-- Task directions --
Every line in the listing below from the one with "Write a Python" through the one with "1000, 550, 230]" is to be reproduced exactly, both ends included; leave out the rest.

-- Dataset --
___
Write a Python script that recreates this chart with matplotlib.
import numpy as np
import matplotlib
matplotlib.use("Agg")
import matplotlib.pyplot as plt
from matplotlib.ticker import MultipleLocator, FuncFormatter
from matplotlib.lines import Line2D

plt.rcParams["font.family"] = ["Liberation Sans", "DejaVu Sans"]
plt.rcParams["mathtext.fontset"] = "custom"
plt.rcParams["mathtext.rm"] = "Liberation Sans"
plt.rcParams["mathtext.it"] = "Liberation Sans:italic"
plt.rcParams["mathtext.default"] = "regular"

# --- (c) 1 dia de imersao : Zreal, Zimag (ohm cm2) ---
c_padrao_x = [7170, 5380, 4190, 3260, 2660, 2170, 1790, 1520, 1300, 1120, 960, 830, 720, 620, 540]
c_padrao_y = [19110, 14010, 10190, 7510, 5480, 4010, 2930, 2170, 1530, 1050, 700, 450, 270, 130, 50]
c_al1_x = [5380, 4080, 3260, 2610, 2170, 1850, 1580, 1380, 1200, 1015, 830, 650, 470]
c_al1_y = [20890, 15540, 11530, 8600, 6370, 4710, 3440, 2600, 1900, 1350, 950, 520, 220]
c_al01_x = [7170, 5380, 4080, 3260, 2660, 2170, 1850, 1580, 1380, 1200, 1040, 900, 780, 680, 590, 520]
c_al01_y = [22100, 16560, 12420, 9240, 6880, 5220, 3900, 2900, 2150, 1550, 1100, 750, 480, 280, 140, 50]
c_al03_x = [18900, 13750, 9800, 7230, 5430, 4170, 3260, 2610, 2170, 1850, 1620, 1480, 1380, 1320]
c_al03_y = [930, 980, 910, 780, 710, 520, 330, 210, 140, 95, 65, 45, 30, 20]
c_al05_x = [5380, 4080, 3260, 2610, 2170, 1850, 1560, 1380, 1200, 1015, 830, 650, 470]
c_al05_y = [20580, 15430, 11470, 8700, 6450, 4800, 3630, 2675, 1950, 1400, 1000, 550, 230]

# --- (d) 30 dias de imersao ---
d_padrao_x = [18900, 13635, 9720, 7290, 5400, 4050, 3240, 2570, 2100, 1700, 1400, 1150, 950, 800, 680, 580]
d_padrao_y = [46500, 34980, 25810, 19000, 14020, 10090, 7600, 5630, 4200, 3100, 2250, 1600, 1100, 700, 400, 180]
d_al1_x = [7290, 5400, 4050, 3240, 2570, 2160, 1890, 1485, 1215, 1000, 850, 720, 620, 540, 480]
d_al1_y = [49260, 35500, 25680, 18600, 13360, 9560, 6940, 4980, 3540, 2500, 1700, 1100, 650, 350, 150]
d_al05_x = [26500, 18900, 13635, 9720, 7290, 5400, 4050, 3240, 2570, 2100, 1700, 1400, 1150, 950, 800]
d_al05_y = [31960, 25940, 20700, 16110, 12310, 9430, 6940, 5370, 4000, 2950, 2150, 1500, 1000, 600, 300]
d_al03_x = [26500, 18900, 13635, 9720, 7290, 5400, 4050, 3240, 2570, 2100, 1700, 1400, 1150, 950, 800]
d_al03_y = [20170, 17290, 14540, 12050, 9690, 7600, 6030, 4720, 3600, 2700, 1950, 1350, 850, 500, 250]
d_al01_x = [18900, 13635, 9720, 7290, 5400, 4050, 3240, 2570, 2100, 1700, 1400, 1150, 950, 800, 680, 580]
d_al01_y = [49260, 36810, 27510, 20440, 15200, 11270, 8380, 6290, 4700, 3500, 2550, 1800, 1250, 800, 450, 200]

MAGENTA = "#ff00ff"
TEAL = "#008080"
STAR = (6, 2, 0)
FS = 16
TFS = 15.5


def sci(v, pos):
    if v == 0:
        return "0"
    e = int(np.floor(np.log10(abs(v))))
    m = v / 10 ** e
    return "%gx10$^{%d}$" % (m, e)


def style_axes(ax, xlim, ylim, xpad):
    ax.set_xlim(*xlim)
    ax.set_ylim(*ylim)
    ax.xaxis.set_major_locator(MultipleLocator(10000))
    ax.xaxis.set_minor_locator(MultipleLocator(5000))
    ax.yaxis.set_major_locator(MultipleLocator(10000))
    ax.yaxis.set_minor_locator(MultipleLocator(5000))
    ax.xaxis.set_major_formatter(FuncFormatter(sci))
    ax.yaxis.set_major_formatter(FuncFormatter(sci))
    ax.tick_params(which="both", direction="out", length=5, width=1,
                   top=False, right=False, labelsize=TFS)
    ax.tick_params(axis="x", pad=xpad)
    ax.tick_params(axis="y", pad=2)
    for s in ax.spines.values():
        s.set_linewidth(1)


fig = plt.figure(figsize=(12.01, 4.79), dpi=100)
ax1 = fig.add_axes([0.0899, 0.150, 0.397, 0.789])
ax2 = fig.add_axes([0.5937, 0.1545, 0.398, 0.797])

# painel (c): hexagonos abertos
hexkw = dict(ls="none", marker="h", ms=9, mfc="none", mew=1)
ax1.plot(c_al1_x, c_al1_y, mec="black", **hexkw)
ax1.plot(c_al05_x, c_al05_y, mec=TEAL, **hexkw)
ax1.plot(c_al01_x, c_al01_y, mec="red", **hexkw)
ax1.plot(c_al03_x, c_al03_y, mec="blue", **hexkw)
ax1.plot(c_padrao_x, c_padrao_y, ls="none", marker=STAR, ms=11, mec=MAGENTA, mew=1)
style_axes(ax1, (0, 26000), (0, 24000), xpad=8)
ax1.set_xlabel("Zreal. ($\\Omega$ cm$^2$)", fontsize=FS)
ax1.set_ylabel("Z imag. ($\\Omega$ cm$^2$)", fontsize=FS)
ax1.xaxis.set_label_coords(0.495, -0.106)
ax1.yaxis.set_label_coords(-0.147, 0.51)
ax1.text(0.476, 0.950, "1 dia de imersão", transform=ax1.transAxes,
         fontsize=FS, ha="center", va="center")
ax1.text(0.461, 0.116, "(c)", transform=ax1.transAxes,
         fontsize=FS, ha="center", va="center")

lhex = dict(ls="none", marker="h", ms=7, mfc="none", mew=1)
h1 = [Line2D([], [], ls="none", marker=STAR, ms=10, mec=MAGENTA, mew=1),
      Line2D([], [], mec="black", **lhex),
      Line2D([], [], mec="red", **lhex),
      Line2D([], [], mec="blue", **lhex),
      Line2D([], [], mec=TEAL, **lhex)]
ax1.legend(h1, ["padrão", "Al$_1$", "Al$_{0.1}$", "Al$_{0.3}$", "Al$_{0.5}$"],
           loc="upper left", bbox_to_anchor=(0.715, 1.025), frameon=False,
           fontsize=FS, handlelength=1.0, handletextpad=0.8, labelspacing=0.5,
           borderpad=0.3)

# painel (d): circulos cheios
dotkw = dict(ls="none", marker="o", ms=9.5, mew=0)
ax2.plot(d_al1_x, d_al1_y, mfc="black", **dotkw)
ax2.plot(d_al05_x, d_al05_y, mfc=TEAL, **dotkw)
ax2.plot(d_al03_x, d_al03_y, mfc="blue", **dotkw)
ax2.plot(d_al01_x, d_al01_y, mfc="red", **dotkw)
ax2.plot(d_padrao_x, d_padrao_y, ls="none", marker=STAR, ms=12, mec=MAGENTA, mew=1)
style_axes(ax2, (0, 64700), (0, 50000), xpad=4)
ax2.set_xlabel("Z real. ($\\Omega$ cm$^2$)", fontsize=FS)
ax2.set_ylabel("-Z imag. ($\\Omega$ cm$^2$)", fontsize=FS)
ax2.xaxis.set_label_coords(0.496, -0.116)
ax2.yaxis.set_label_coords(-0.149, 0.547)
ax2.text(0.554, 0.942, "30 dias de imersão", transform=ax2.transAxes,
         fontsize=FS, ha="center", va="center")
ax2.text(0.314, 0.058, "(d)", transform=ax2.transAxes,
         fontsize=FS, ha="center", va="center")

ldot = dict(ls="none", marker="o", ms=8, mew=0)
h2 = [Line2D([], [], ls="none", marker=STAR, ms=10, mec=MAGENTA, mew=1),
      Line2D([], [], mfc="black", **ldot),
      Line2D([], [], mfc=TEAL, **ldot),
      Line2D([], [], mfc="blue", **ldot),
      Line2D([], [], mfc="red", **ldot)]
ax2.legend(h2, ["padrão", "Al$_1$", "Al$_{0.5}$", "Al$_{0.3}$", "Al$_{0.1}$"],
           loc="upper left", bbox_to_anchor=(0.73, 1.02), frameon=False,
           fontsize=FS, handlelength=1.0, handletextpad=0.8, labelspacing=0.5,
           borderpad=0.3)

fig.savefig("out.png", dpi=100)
___
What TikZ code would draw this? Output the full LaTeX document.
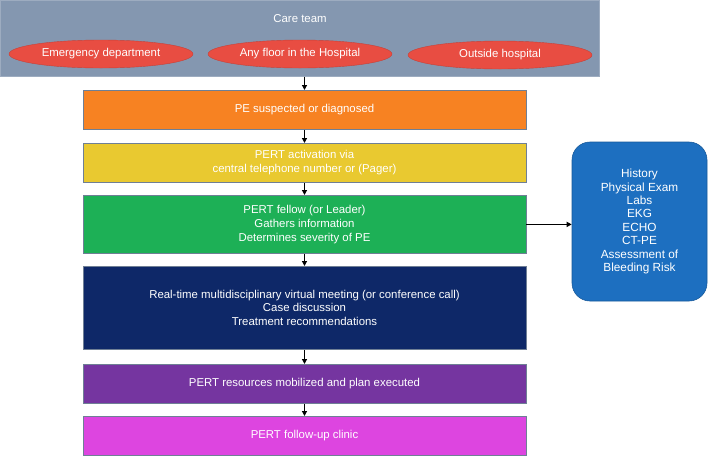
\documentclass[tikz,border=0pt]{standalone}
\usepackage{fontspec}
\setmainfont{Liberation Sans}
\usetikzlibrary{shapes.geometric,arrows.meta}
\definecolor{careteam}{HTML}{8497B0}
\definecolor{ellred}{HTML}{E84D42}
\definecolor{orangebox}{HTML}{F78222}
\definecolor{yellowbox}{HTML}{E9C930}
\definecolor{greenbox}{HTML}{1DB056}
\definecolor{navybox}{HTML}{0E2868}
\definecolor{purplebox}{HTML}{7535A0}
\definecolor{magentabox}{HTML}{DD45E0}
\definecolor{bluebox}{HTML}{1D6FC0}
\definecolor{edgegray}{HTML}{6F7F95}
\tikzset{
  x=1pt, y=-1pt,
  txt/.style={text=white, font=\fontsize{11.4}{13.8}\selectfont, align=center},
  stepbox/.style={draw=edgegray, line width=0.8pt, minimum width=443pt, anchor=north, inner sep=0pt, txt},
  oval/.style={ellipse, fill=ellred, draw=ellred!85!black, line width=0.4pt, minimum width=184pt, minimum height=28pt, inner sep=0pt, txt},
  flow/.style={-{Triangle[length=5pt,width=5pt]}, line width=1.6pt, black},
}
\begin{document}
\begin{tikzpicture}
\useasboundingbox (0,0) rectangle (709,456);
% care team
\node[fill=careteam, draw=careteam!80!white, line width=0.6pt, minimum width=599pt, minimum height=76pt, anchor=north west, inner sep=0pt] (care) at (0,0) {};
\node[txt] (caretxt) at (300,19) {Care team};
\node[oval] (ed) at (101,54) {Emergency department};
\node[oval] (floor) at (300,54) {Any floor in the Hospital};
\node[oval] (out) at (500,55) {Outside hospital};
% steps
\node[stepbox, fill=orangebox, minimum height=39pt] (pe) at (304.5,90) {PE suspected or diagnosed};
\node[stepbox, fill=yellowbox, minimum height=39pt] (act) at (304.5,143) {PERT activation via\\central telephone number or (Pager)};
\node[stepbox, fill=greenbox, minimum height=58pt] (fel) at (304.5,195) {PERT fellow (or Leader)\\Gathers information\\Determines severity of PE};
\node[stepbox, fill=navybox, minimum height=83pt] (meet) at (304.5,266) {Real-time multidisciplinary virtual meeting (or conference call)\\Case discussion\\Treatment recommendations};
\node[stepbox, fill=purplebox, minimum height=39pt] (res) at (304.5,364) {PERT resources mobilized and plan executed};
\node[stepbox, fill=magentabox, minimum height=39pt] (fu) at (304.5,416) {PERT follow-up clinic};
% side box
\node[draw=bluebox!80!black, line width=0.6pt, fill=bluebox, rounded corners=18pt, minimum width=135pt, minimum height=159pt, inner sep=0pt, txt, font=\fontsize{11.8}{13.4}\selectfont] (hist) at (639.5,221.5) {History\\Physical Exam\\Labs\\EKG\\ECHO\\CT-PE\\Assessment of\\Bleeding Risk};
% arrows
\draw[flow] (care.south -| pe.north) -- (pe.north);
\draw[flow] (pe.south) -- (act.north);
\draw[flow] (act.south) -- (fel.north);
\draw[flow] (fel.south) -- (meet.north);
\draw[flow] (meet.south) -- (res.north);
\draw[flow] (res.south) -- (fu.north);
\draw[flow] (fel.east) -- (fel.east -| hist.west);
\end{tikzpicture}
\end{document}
___
-- Correct response --
Write a Python script that recreates this chart with matplotlib.
import numpy as np
import matplotlib
matplotlib.use("Agg")
import matplotlib.pyplot as plt
from matplotlib.ticker import MultipleLocator, FuncFormatter
from matplotlib.lines import Line2D

plt.rcParams["font.family"] = ["Liberation Sans", "DejaVu Sans"]
plt.rcParams["mathtext.fontset"] = "custom"
plt.rcParams["mathtext.rm"] = "Liberation Sans"
plt.rcParams["mathtext.it"] = "Liberation Sans:italic"
plt.rcParams["mathtext.default"] = "regular"

# --- (c) 1 dia de imersao : Zreal, Zimag (ohm cm2) ---
c_padrao_x = [7170, 5380, 4190, 3260, 2660, 2170, 1790, 1520, 1300, 1120, 960, 830, 720, 620, 540]
c_padrao_y = [19110, 14010, 10190, 7510, 5480, 4010, 2930, 2170, 1530, 1050, 700, 450, 270, 130, 50]
c_al1_x = [5380, 4080, 3260, 2610, 2170, 1850, 1580, 1380, 1200, 1015, 830, 650, 470]
c_al1_y = [20890, 15540, 11530, 8600, 6370, 4710, 3440, 2600, 1900, 1350, 950, 520, 220]
c_al01_x = [7170, 5380, 4080, 3260, 2660, 2170, 1850, 1580, 1380, 1200, 1040, 900, 780, 680, 590, 520]
c_al01_y = [22100, 16560, 12420, 9240, 6880, 5220, 3900, 2900, 2150, 1550, 1100, 750, 480, 280, 140, 50]
c_al03_x = [18900, 13750, 9800, 7230, 5430, 4170, 3260, 2610, 2170, 1850, 1620, 1480, 1380, 1320]
c_al03_y = [930, 980, 910, 780, 710, 520, 330, 210, 140, 95, 65, 45, 30, 20]
c_al05_x = [5380, 4080, 3260, 2610, 2170, 1850, 1560, 1380, 1200, 1015, 830, 650, 470]
c_al05_y = [20580, 15430, 11470, 8700, 6450, 4800, 3630, 2675, 1950, 1400, 1000, 550, 230]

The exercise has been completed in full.